**SUPPLIED INFORMATION**
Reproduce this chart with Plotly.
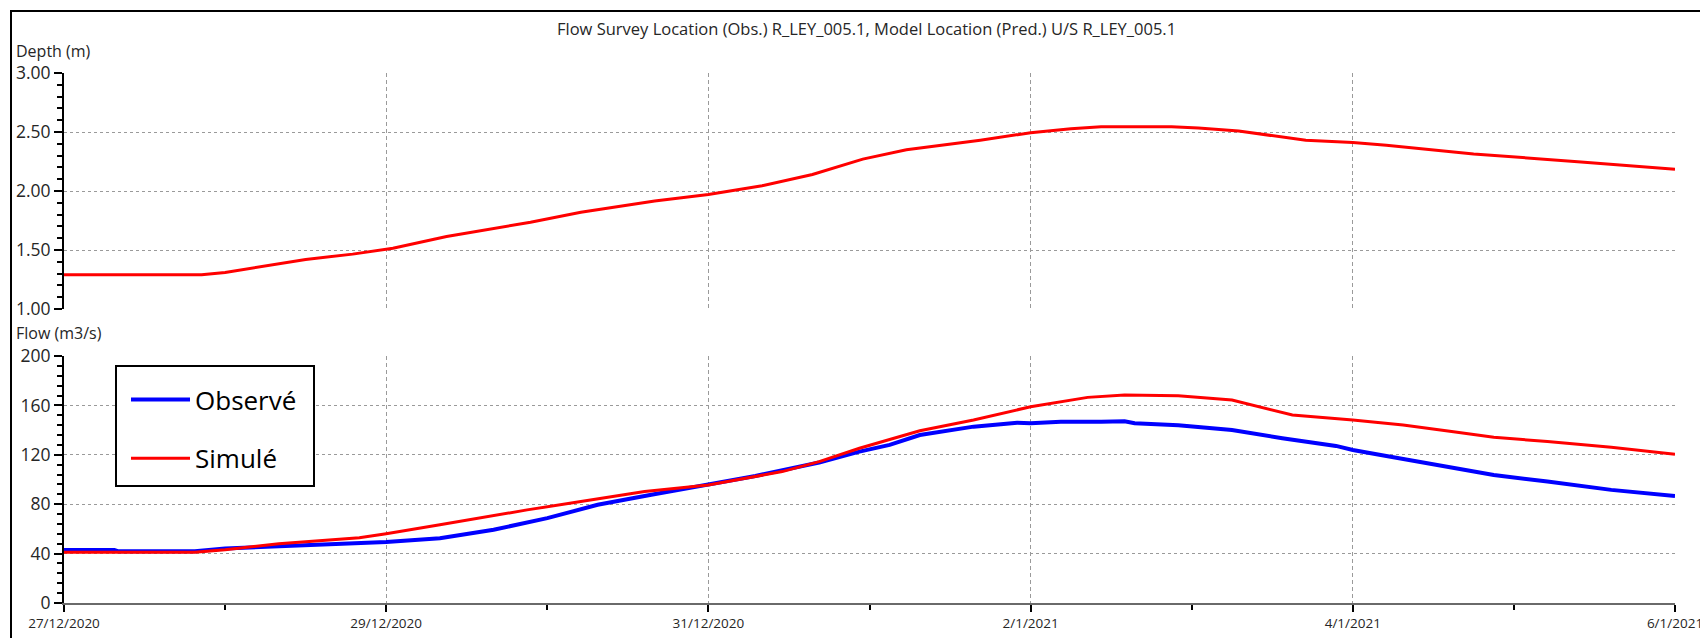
import plotly.graph_objects as go

# Depth at the model location (m)
depth_time = [
    "2020-12-27 00:00", "2020-12-27 20:30", "2020-12-28 00:00", "2020-12-28 12:00",
    "2020-12-28 19:00", "2020-12-29 01:00", "2020-12-29 09:00", "2020-12-29 13:30",
    "2020-12-29 21:30", "2020-12-30 05:00", "2020-12-30 16:00", "2020-12-31 00:00",
    "2020-12-31 08:00", "2020-12-31 15:30", "2020-12-31 23:00", "2021-01-01 05:30",
    "2021-01-01 16:30", "2021-01-02 00:00", "2021-01-02 06:00", "2021-01-02 10:30",
    "2021-01-02 21:00", "2021-01-03 01:00", "2021-01-03 07:00", "2021-01-03 17:00",
    "2021-01-04 00:00", "2021-01-04 05:00", "2021-01-04 18:00", "2021-01-05 10:00",
    "2021-01-06 00:00",
]
depth_sim = [
    1.29, 1.29, 1.31, 1.42,
    1.465, 1.515, 1.615, 1.66,
    1.735, 1.82, 1.915, 1.97,
    2.045, 2.14, 2.27, 2.35,
    2.43, 2.494, 2.528, 2.545,
    2.545, 2.534, 2.508, 2.43,
    2.41, 2.387, 2.314, 2.246,
    2.184,
]

# Observed flow (m3/s)
obs_time = [
    "2020-12-27 00:00", "2020-12-27 07:30", "2020-12-27 08:00", "2020-12-27 19:30",
    "2020-12-28 00:00", "2020-12-28 08:00", "2020-12-28 16:00", "2020-12-29 00:00",
    "2020-12-29 08:00", "2020-12-29 16:00", "2020-12-30 00:00", "2020-12-30 07:30",
    "2020-12-30 15:30", "2020-12-31 00:00", "2020-12-31 07:00", "2020-12-31 16:30",
    "2020-12-31 22:30", "2021-01-01 03:00", "2021-01-01 07:30", "2021-01-01 15:30",
    "2021-01-01 22:00", "2021-01-02 00:00", "2021-01-02 04:30", "2021-01-02 10:30",
    "2021-01-02 14:00", "2021-01-02 15:30", "2021-01-02 22:00", "2021-01-03 06:00",
    "2021-01-03 13:30", "2021-01-03 21:30", "2021-01-04 00:00", "2021-01-04 05:00",
    "2021-01-04 13:00", "2021-01-04 21:00", "2021-01-05 05:00", "2021-01-05 14:30",
    "2021-01-06 00:00",
]
obs_flow = [
    43.0, 43.0, 42.0, 42.0,
    44.2, 45.8, 47.1, 49.3,
    52.5, 59.3, 68.7, 79.5,
    87.6, 96.4, 102.9, 113.7,
    122.6, 128.0, 136.0, 142.8,
    146.0, 145.5, 146.8, 146.8,
    147.1, 145.5, 143.9, 140.1,
    133.4, 127.2, 123.9, 119.1,
    111.8, 103.7, 98.3, 91.6,
    86.7,
]

# Simulated flow (m3/s)
sim_time = [
    "2020-12-27 00:00", "2020-12-27 19:30", "2020-12-28 00:00", "2020-12-28 08:00",
    "2020-12-28 20:00", "2020-12-29 00:00", "2020-12-29 08:00", "2020-12-29 21:00",
    "2020-12-30 05:00", "2020-12-30 14:30", "2020-12-31 00:00", "2020-12-31 07:00",
    "2020-12-31 11:00", "2020-12-31 16:30", "2020-12-31 22:30", "2021-01-01 07:30",
    "2021-01-01 15:30", "2021-01-02 00:00", "2021-01-02 08:30", "2021-01-02 14:00",
    "2021-01-02 22:00", "2021-01-03 06:00", "2021-01-03 15:00", "2021-01-04 00:00",
    "2021-01-04 07:30", "2021-01-04 15:00", "2021-01-04 21:00", "2021-01-05 05:00",
    "2021-01-05 14:30", "2021-01-06 00:00",
]
sim_flow = [
    41.0, 41.0, 43.1, 47.9,
    52.8, 56.0, 63.3, 75.4,
    82.2, 90.2, 95.6, 102.4,
    106.4, 114.5, 125.3, 139.5,
    148.2, 158.9, 166.5, 168.4,
    167.8, 164.3, 152.2, 148.2,
    144.1, 138.7, 134.2, 130.7,
    126.1, 120.4,
]

# Date axis labels
x_tick_vals = ["2020-12-27", "2020-12-29", "2020-12-31", "2021-01-02", "2021-01-04", "2021-01-06"]
x_tick_text = ["27/12/2020", "29/12/2020", "31/12/2020", "2/1/2021", "4/1/2021", "6/1/2021"]
x_minor_vals = ["2020-12-28", "2020-12-30", "2021-01-01", "2021-01-03", "2021-01-05"]

W, H = 1700, 638
FONT = "Open Sans"
TXT = "#262626"
GRID = "#9a9a9a"

def px_x(p):
    return p / W

def px_y(p):
    return 1 - p / H

fig = go.Figure()

fig.add_trace(go.Scatter(
    x=depth_time, y=depth_sim, mode="lines", name="Simulé",
    line=dict(color="#FF0000", width=3), showlegend=False,
    xaxis="x", yaxis="y",
))
fig.add_trace(go.Scatter(
    x=obs_time, y=obs_flow, mode="lines", name="Observé", legendgroup="obs",
    line=dict(color="#0000FF", width=4), xaxis="x2", yaxis="y2",
))
fig.add_trace(go.Scatter(
    x=sim_time, y=sim_flow, mode="lines", name="Simulé", legendgroup="sim",
    line=dict(color="#FF0000", width=3), xaxis="x2", yaxis="y2",
))

x_dom = [px_x(64), px_x(1675)]
x_range = ["2020-12-27", "2021-01-06"]

common_x = dict(
    type="date", range=x_range, domain=x_dom,
    tickmode="array", tickvals=x_tick_vals,
    showgrid=True, gridcolor=GRID, gridwidth=1, griddash="4px,3px",
    zeroline=False, automargin=False,
)

fig.update_layout(
    width=W, height=H,
    margin=dict(l=0, r=0, t=0, b=0),
    paper_bgcolor="white", plot_bgcolor="white",
    font=dict(family=FONT, color=TXT),
    xaxis=dict(
        **common_x, anchor="y", matches="x2",
        showticklabels=False, ticks="", showline=False,
    ),
    yaxis=dict(
        domain=[px_y(309), px_y(73)], range=[1, 3], anchor="x",
        tickmode="linear", tick0=1, dtick=0.5, tickformat=".2f",
        ticks="outside", ticklen=8, tickwidth=2, tickcolor="#000000",
        minor=dict(dtick=0.1, tick0=1, ticks="outside", ticklen=5, tickwidth=1.5,
                   tickcolor="#000000", showgrid=False),
        showline=True, linecolor="#000000", linewidth=2,
        showgrid=True, gridcolor=GRID, gridwidth=1, griddash="3px,3px",
        zeroline=False, tickfont=dict(size=17.5, color=TXT), automargin=False,
    ),
    xaxis2=dict(
        **common_x, anchor="y2",
        ticktext=x_tick_text, ticklabeloverflow="allow",
        ticks="outside", ticklen=7, tickwidth=2, tickcolor="#000000",
        minor=dict(tickmode="array", tickvals=x_minor_vals, ticks="outside",
                   ticklen=5, tickwidth=1.5, tickcolor="#000000", showgrid=False),
        showline=True, linecolor="#6a6a6a", linewidth=2,
        tickfont=dict(size=13.5, color=TXT),
    ),
    yaxis2=dict(
        domain=[px_y(603), px_y(356)], range=[0, 200], anchor="x2",
        tickmode="linear", tick0=0, dtick=40,
        ticks="outside", ticklen=8, tickwidth=2, tickcolor="#000000",
        minor=dict(dtick=8, tick0=0, ticks="outside", ticklen=5, tickwidth=1.5,
                   tickcolor="#000000", showgrid=False),
        showline=True, linecolor="#000000", linewidth=2,
        showgrid=True, gridcolor=GRID, gridwidth=1, griddash="3px,3px",
        zeroline=False, tickfont=dict(size=17.5, color=TXT), automargin=False,
    ),
    legend=dict(
        x=px_x(116), y=px_y(376), xanchor="left", yanchor="top",
        bgcolor="rgba(0,0,0,0)", borderwidth=0,
        font=dict(size=26, color="#000000", family=FONT),
        tracegroupgap=22, itemwidth=59, indentation=10,
    ),
    showlegend=True,
)

# Legend frame
fig.add_shape(
    type="rect", xref="paper", yref="paper",
    x0=px_x(116), x1=px_x(314), y0=px_y(486), y1=px_y(366),
    line=dict(color="#000000", width=2), fillcolor="white", layer="above",
)

# Chart title and panel labels
fig.add_annotation(
    text="Flow Survey Location (Obs.) R_LEY_005.1, Model Location (Pred.) U/S R_LEY_005.1",
    x=px_x(866), y=px_y(28), xref="paper", yref="paper",
    xanchor="center", yanchor="middle", showarrow=False,
    font=dict(size=16.5, color=TXT, family=FONT),
)
fig.add_annotation(
    text="Depth (m)", x=px_x(14), y=px_y(51), xref="paper", yref="paper",
    xanchor="left", yanchor="middle", showarrow=False,
    font=dict(size=16, color=TXT, family=FONT),
)
fig.add_annotation(
    text="Flow (m3/s)", x=px_x(14), y=px_y(333), xref="paper", yref="paper",
    xanchor="left", yanchor="middle", showarrow=False,
    font=dict(size=16, color=TXT, family=FONT),
)

# Outer frame
fig.add_shape(
    type="rect", xref="paper", yref="paper",
    x0=px_x(11), x1=1.2, y0=-0.2, y1=px_y(11),
    line=dict(color="#000000", width=2), fillcolor="rgba(0,0,0,0)", layer="above",
)

fig.write_html("out.html")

**DESCRIPTION OF THE TASK**
Leave out the pictures. Transcribe only the lines above, from the first through the one that contains "import plotly.graph_objects as go".

**ANSWER TO THIS EXERCISE**
Reproduce this chart with Plotly.
import plotly.graph_objects as go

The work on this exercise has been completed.